WHAT IS EXPECTED.
Copy each line of the data below with the word "code".

EXERCISE MATERIAL.

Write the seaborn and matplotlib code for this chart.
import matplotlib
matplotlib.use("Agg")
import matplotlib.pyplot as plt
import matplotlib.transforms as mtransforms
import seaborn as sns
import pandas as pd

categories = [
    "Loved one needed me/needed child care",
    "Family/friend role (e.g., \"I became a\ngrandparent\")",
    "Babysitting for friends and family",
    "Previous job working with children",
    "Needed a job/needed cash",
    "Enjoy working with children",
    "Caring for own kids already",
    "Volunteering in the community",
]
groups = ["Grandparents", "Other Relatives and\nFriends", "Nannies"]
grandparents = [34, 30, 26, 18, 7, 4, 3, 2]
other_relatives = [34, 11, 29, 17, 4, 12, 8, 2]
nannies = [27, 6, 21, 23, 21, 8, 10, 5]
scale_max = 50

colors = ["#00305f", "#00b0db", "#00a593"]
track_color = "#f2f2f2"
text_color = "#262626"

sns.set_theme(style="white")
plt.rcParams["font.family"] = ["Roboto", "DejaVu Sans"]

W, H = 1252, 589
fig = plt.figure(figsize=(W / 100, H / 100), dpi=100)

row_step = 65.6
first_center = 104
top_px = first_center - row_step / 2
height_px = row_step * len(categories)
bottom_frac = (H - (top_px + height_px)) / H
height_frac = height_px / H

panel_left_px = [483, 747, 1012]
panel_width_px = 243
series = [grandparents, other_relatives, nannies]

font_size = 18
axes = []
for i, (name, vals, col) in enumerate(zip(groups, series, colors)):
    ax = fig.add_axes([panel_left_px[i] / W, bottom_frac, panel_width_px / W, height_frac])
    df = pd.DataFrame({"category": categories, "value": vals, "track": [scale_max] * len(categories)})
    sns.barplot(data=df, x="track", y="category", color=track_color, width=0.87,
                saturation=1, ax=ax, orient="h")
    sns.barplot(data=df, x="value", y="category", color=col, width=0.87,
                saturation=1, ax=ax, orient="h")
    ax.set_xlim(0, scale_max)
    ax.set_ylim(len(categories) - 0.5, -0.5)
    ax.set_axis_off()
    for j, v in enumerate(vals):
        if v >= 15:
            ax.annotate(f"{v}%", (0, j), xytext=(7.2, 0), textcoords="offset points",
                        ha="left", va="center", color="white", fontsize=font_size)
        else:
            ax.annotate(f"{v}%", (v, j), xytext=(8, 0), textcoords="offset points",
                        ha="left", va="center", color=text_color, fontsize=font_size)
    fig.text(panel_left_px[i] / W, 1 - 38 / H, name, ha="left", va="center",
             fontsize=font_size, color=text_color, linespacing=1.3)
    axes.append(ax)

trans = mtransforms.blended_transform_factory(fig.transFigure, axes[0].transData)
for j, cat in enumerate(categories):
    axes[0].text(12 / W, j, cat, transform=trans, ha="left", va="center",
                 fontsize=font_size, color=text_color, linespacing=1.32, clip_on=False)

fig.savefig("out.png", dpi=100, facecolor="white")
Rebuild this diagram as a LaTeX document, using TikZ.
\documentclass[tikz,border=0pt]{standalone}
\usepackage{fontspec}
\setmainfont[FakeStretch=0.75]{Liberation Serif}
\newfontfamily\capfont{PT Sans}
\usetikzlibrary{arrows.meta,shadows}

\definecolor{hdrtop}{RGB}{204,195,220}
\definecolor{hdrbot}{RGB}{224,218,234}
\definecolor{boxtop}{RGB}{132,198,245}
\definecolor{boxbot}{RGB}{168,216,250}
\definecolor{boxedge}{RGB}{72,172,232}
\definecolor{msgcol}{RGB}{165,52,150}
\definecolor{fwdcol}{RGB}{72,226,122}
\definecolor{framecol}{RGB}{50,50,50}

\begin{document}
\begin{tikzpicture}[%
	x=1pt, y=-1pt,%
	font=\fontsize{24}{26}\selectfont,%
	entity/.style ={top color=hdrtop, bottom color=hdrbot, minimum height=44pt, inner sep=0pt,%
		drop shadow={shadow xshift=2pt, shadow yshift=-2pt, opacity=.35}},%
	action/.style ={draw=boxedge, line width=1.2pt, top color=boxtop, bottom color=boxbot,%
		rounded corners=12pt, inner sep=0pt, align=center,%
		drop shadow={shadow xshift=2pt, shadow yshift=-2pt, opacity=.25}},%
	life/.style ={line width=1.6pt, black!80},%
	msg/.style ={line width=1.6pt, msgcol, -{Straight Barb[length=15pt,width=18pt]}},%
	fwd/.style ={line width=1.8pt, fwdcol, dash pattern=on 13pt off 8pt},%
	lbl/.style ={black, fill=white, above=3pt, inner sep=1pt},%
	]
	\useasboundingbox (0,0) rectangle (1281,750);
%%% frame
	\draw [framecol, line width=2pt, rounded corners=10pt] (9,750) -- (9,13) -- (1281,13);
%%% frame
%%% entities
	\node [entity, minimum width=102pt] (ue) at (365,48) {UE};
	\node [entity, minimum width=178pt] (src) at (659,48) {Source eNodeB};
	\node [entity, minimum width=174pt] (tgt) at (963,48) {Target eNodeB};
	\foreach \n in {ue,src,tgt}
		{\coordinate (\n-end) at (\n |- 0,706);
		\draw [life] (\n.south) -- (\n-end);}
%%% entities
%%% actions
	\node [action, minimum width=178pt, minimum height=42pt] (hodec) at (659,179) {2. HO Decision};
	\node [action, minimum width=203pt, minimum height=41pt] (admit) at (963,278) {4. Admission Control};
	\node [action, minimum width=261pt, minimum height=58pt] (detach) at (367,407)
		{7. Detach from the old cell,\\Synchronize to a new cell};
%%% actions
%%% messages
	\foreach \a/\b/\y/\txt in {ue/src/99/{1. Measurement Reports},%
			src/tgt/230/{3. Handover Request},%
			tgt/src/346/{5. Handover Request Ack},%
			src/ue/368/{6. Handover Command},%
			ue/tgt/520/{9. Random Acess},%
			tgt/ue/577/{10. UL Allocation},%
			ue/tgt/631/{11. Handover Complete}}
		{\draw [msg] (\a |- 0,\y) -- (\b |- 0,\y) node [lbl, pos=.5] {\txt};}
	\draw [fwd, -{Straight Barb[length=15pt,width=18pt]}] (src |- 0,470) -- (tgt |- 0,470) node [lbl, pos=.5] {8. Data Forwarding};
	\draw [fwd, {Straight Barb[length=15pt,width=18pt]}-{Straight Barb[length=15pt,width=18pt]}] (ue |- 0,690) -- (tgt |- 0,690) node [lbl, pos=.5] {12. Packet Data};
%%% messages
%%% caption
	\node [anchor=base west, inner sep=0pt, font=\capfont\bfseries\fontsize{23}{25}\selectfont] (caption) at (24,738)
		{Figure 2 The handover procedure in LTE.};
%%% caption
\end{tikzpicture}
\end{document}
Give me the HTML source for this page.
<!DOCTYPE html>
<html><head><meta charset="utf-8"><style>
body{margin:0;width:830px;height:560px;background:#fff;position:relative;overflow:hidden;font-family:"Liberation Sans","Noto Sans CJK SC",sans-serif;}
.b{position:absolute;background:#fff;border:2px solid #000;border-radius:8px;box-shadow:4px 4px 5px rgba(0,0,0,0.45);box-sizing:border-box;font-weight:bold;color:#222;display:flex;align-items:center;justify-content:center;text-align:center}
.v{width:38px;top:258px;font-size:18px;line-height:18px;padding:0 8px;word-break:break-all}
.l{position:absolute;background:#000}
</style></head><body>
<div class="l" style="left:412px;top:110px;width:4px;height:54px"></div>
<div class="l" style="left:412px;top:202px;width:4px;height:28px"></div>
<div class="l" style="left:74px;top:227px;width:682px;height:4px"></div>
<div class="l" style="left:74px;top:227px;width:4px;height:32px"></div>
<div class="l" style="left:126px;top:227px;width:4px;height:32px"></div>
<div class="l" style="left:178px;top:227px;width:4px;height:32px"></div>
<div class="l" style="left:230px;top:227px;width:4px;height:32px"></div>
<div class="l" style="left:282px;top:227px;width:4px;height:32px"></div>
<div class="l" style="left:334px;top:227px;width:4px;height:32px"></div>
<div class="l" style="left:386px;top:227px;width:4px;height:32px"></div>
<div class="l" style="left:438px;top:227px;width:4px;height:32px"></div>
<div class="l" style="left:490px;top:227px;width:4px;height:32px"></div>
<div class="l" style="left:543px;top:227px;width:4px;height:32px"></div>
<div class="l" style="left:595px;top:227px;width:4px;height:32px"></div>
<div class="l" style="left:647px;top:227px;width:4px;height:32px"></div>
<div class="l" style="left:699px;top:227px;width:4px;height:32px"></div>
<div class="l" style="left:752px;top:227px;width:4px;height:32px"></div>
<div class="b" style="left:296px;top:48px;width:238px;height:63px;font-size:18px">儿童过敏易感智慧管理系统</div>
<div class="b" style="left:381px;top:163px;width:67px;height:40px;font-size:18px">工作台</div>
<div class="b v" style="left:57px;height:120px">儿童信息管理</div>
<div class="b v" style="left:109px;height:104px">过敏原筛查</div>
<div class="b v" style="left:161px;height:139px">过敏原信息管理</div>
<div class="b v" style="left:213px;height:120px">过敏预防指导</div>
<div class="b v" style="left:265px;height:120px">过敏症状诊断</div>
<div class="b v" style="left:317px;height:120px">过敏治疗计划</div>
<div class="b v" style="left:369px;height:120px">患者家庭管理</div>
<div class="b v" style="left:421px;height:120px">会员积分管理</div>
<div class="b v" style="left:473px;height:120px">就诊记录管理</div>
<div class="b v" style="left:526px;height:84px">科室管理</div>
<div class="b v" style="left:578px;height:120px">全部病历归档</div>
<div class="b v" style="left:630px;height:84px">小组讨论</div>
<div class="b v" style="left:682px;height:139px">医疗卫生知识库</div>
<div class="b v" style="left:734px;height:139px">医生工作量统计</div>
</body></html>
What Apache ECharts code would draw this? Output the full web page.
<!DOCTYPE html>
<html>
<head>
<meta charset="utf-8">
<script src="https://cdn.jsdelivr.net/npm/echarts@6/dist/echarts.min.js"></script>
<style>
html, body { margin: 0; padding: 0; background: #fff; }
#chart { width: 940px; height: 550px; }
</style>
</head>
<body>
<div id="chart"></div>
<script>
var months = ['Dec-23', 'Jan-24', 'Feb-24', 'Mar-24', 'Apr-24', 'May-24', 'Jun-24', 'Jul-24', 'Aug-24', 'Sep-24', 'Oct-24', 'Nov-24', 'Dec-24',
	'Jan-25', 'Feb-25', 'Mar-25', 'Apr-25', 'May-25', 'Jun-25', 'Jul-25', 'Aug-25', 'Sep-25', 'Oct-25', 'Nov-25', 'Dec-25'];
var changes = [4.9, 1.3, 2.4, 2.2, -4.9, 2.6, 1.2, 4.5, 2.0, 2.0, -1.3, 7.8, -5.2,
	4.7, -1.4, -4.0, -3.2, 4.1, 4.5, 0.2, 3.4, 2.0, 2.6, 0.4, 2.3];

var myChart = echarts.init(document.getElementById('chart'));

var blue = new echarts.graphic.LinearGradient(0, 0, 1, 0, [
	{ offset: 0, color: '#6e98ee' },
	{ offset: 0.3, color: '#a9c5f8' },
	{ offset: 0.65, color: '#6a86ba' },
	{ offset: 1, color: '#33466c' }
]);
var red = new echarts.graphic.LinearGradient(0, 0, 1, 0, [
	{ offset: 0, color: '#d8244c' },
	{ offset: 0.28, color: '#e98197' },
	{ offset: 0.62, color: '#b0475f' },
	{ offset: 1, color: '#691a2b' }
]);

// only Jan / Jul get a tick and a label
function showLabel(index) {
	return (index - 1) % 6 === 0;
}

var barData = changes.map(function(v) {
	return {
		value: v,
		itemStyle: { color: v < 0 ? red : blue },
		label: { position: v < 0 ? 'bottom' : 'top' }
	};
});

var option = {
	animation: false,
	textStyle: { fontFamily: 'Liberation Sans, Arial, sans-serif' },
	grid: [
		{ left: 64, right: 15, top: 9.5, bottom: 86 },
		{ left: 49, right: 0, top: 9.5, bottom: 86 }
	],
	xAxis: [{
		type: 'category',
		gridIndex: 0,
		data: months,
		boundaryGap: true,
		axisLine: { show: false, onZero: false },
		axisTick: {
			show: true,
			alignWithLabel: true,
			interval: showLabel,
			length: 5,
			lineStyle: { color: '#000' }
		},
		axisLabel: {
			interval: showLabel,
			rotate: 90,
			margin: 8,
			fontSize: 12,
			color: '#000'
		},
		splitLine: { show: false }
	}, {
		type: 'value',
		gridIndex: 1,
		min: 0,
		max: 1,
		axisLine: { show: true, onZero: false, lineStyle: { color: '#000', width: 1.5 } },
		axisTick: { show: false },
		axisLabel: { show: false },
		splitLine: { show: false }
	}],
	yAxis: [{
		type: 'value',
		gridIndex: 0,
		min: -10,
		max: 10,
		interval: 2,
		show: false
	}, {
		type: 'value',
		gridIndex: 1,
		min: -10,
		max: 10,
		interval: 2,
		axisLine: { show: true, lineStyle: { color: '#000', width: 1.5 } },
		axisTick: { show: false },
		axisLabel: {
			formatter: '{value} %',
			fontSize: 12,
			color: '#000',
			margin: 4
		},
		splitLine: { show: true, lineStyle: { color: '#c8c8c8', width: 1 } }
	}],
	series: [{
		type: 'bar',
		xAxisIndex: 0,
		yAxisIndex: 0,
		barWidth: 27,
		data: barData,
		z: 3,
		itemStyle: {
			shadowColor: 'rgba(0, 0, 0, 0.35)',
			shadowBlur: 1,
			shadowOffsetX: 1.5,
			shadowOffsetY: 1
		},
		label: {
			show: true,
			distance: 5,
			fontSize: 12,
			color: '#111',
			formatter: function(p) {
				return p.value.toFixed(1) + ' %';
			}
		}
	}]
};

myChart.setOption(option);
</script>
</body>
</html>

WRITTEN ANSWER.
Write the seaborn and matplotlib code for this chart.
What Apache ECharts code would draw this? Output the full web page.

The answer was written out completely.